Peter Wilm, a director at Deloitte, noted that companies consolidating securitization SPEs must now account for the SPE's loans and debt securities in their financial statements. "Before, SPEs never had to comply with loan accounting. Now those loans are coming back onto the balance sheet," Wilm said, adding that this will result in consideration of loan loss reserves for many firms.

Although the task of reassessing potentially thousands of existing transactions in less than six months - to give time for test runs to make sure the new systems are up to snuff - may seem overwhelming, Wilm said certain transactions will be standard enough to place in buckets where they can be treated uniformly.

Hepp said that although the new disclosures will be new to private companies, most of these firms do not have sufficiently large capital bases to participate actively in the securitization market. Even for public companies, however, many of the disclosures ask for qualitative explanations about, for example, a firm's involvement with a variable interest entity - in which a firm holds a controlling interest that's unrelated to voting rights and often takes the form of an SPE- - and its continuing involvements with transferred financial assets. Those explanations can't be automated and require more costly human input.

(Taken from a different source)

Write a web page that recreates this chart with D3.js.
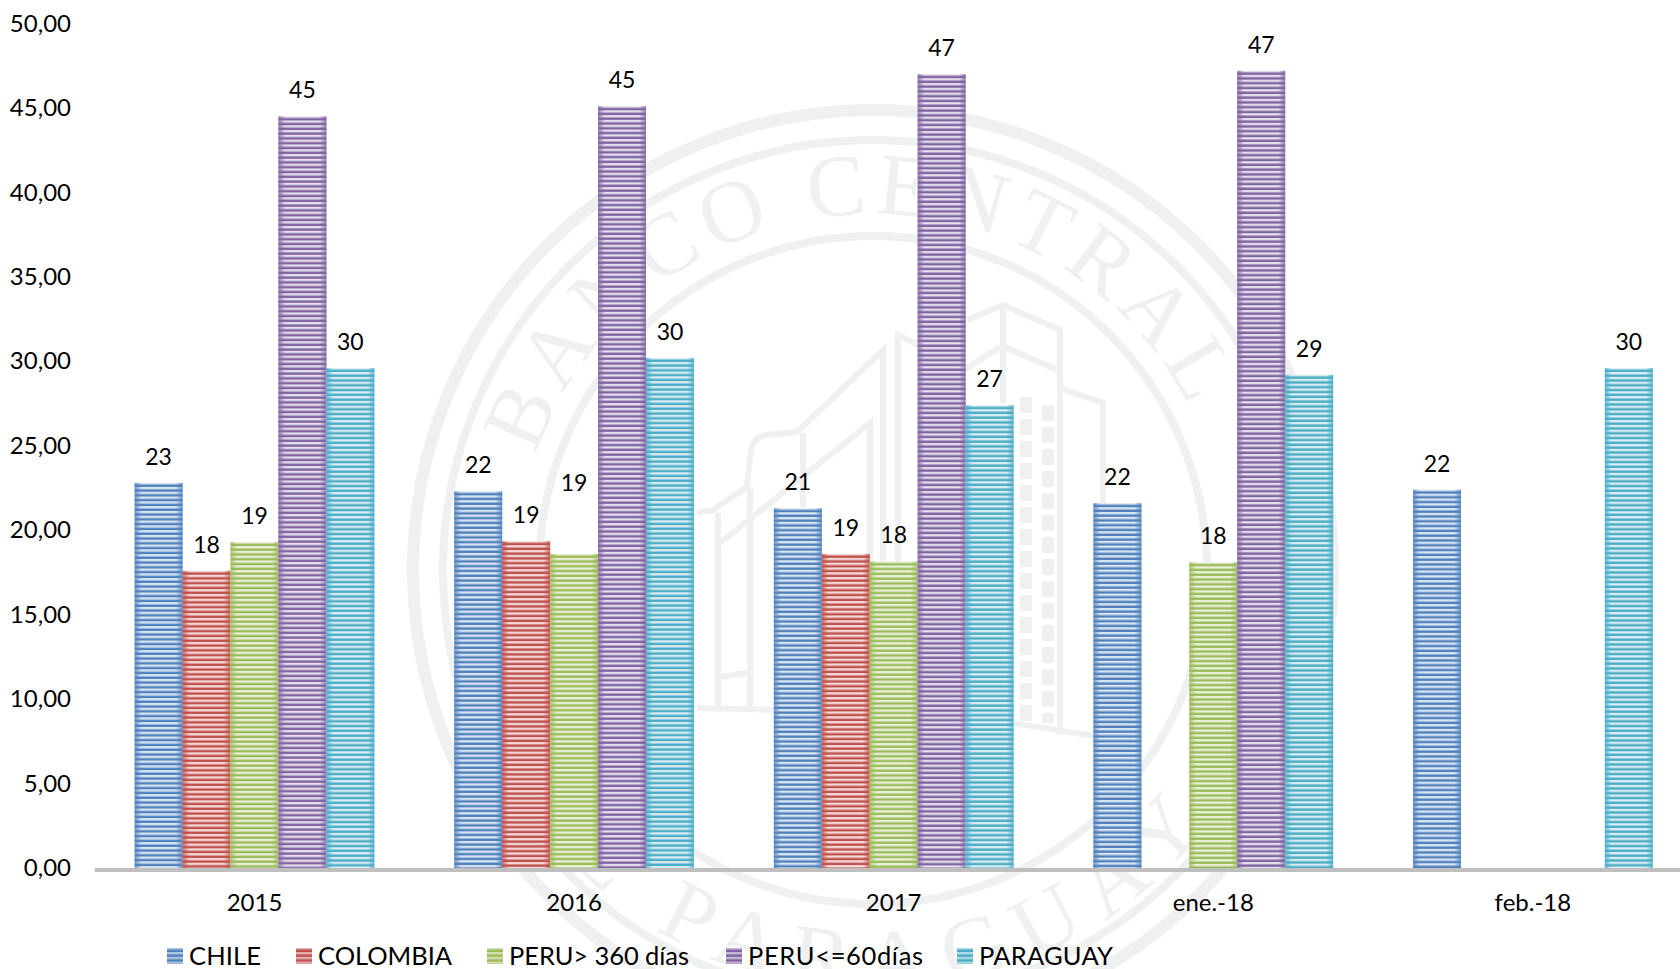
<!DOCTYPE html>
<html>
<head>
<meta charset="utf-8">
<script src="https://cdn.jsdelivr.net/npm/d3@7"></script>
<style>
  html, body { margin: 0; padding: 0; background: #fff; overflow: hidden; }
  svg { display: block; font-family: Lato, "Open Sans", sans-serif; fill: #000; }
</style>
</head>
<body>
<svg id="chart" width="1680" height="969"></svg>
<script>
const categories = ["2015", "2016", "2017", "ene.-18", "feb.-18"]
const seriesNames = ["CHILE", "COLOMBIA", "PERU> 360 días", "PERU<=60días", "PARAGUAY"]
const seriesColors = ["#4f81bd", "#c0504d", "#9bbb59", "#8064a2", "#4bacc6"]
const seriesTints = ["#d9e4f1", "#f2d9d8", "#e9f0da", "#e3ddeb", "#d8edf3"]

const chile = [22.8, 22.3, 21.3, 21.6, 22.4]
const colombia = [17.6, 19.35, 18.6, null, null]
const peruLong = [19.3, 18.6, 18.15, 18.1, null]
const peruShort = [44.5, 45.1, 47.0, 47.2, null]
const paraguay = [29.6, 30.2, 27.4, 29.2, 29.6]
const seriesValues = [chile, colombia, peruLong, peruShort, paraguay]

const yTicks = [0, 5, 10, 15, 20, 25, 30, 35, 40, 45, 50]
const legendSwatchX = [167, 296, 487, 726, 957]
const legendTextWidths = [72, 134, 180, 175, 134]

const width = 1680
const height = 969
const baseline = 868
const stripePeriod = 4.8

const svg = d3.select("#chart")
const defs = svg.append("defs")

const x = d3.scaleBand()
  .domain(categories)
  .range([94.7, 1692.7])
  .paddingInner(0.25)
  .paddingOuter(0.125)

const xInner = d3.scaleBand()
  .domain(seriesNames)
  .range([0, x.bandwidth()])

const y = d3.scaleLinear()
  .domain([0, 50])
  .range([baseline, 23.5])

// striped fills, with a soft darker edge laid over each bar
seriesNames.forEach((name, i) => {
  const pattern = defs.append("pattern")
    .attr("id", `stripes-${i}`)
    .attr("patternUnits", "userSpaceOnUse")
    .attr("width", 8)
    .attr("height", stripePeriod)
    .attr("y", baseline)
  pattern.append("rect")
    .attr("width", 8)
    .attr("height", stripePeriod)
    .attr("fill", seriesTints[i])
  pattern.append("rect")
    .attr("y", stripePeriod / 2)
    .attr("width", 8)
    .attr("height", stripePeriod / 2)
    .attr("fill", seriesColors[i])

  const edge = defs.append("linearGradient").attr("id", `edge-${i}`)
  const stops = [[0, 0.8], [0.14, 0], [0.86, 0], [1, 0.8]]
  stops.forEach(([offset, opacity]) => {
    edge.append("stop")
      .attr("offset", offset)
      .attr("stop-color", seriesColors[i])
      .attr("stop-opacity", opacity)
  })
})

/**
 * Draws the faint bank seal behind the chart.
 */
function drawSeal() {
  const sealColor = "#eef1f0"
  const cx = 873
  const cy = 570
  const seal = svg.append("g")
    .attr("fill", "none")
    .attr("stroke", sealColor)

  const rings = [[460, 12], [430, 8], [334, 8]]
  seal.selectAll("circle")
    .data(rings)
    .join("circle")
    .attr("cx", cx)
    .attr("cy", cy)
    .attr("r", (d) => d[0])
    .attr("stroke-width", (d) => d[1])

  const buildingLines = [
    "M697,513 L713,510 L747,487 L750,457 Q752,436 767,435 L797,432 L883,350 L883,712",
    "M720,543 L870,423 L870,712",
    "M718,513 L718,708", "M750,487 L750,708", "M803,433 L803,507",
    "M720,677 L747,673", "M697,708 L883,712",
    "M898,710 L898,335 L967,368 L1000,347", "M967,320 L1003,305 L1060,330 L1060,735",
    "M1003,305 L1003,403", "M1005,347 L1057,370",
    "M1060,388 L1103,403 L1103,740", "M1013,723 L1100,737",
  ]
  seal.selectAll("path.building")
    .data(buildingLines)
    .join("path")
    .attr("class", "building")
    .attr("d", (d) => d)
    .attr("stroke-width", 6)

  seal.append("path")
    .attr("d", "M1026,397 L1026,723 M1048,405 L1048,723")
    .attr("stroke-width", 12)
    .attr("stroke-dasharray", "16 6")

  const topArc = d3.path()
  topArc.arc(cx, cy, 356, Math.PI * 0.84, Math.PI * 2.12)
  const bottomArc = d3.path()
  bottomArc.arc(cx, cy, 420, Math.PI * 0.986, Math.PI * 0.086, true)

  defs.append("path").attr("id", "seal-top").attr("d", topArc.toString())
  defs.append("path").attr("id", "seal-bottom").attr("d", bottomArc.toString())

  const sealText = svg.append("g")
    .attr("fill", sealColor)
    .style("font-family", '"Liberation Serif", serif')
    .style("font-size", "88px")

  sealText.append("text")
    .append("textPath")
    .attr("href", "#seal-top")
    .attr("startOffset", "50%")
    .attr("text-anchor", "middle")
    .attr("letter-spacing", 8)
    .text("BANCO CENTRAL")

  sealText.append("text")
    .append("textPath")
    .attr("href", "#seal-bottom")
    .attr("startOffset", "50%")
    .attr("text-anchor", "middle")
    .attr("letter-spacing", 20)
    .text("DEL PARAGUAY")
}

drawSeal()

const rows = categories.flatMap((category, c) =>
  seriesNames.map((name, s) => ({ category, name, s, value: seriesValues[s][c] })))
  .filter((d) => d.value !== null)

const bars = svg.append("g")
  .selectAll("g")
  .data(rows)
  .join("g")
  .attr("transform", (d) => `translate(${x(d.category) + xInner(d.name)}, ${y(d.value)})`)

bars.append("rect")
  .attr("width", xInner.bandwidth())
  .attr("height", (d) => baseline - y(d.value))
  .attr("fill", (d) => `url(#stripes-${d.s})`)

bars.append("rect")
  .attr("width", xInner.bandwidth())
  .attr("height", (d) => baseline - y(d.value))
  .attr("fill", (d) => `url(#edge-${d.s})`)

// this one label sits well above its bar in the original
const labelOffset = (d) => (d.category === "2016" && d.s === 2 ? 71 : 26)

svg.append("g")
  .selectAll("text")
  .data(rows)
  .join("text")
  .attr("x", (d) => x(d.category) + xInner(d.name) + xInner.bandwidth() / 2)
  .attr("y", (d) => y(d.value) - labelOffset(d))
  .attr("dy", "0.35em")
  .attr("text-anchor", "middle")
  .style("font-size", "23px")
  .text((d) => d3.format(".0f")(d.value))

const yAxis = svg.append("g")
  .attr("transform", "translate(71, 0)")
  .call(d3.axisLeft(y)
    .tickValues(yTicks)
    .tickSize(0)
    .tickPadding(0)
    .tickFormat((d) => d3.format(".2f")(d).replace(".", ",")))
yAxis.select(".domain").remove()

const xAxis = svg.append("g")
  .attr("transform", `translate(0, ${baseline + 2})`)
  .call(d3.axisBottom(x).offset(0).tickSize(0).tickPadding(24))
xAxis.select(".domain")
  .attr("stroke", "#bfbfbf")
  .attr("stroke-width", 4)

svg.selectAll(".tick text")
  .attr("fill", "#000")
  .style("font-family", "Lato, sans-serif")
  .style("font-size", "24px")

const legend = svg.append("g")
  .selectAll("g")
  .data(seriesNames)
  .join("g")
  .attr("transform", (d, i) => `translate(${legendSwatchX[i]}, 948)`)

legend.append("rect")
  .attr("width", 16)
  .attr("height", 16)
  .attr("fill", (d, i) => `url(#stripes-${i})`)

legend.append("rect")
  .attr("width", 16)
  .attr("height", 16)
  .attr("fill", (d, i) => seriesColors[i])
  .attr("fill-opacity", 0.3)

legend.append("text")
  .attr("x", 22)
  .attr("y", 8)
  .attr("dy", "0.35em")
  .attr("textLength", (d, i) => legendTextWidths[i])
  .attr("lengthAdjust", "spacing")
  .style("font-size", "25.5px")
  .text((d) => d)
</script>
</body>
</html>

Hepp noted two new disclosures in FAS 166. One requires disclosing the maximum exposure to loss from a transferred asset, and the other requires classifying transferred assets with which the firm remains involved in the fair-value hierarchy described in FAS 157, which was published in September 2006. Hepp noted that firms will have to implement the new standards' requirements while dealing with as many as 22 other new accounting rules, and perhaps two more pending ones on liabilities and alternative investments, by year-end.

In addition, as of June 1, FASB initiated its project to codify standards. It levels what has been the hierarchy among different types of accounting rules - ranging from the most important financial accounting standards to the lowly statements of position from the American Institute of Certified Public Accountants - and will require an adjustment period.

Furthermore, the current economic recession has done little to bolster financial firms' capital and income, and resources to support these changes remain scarce.

"Even though I view the impact of these statements as good accounting and the further rationalization of GAAP, I would have deferred them to the end of calendar year 2011," said Michael Youngblood, a principal at Five Bridges Capital, an asset manager specializing in structured debt.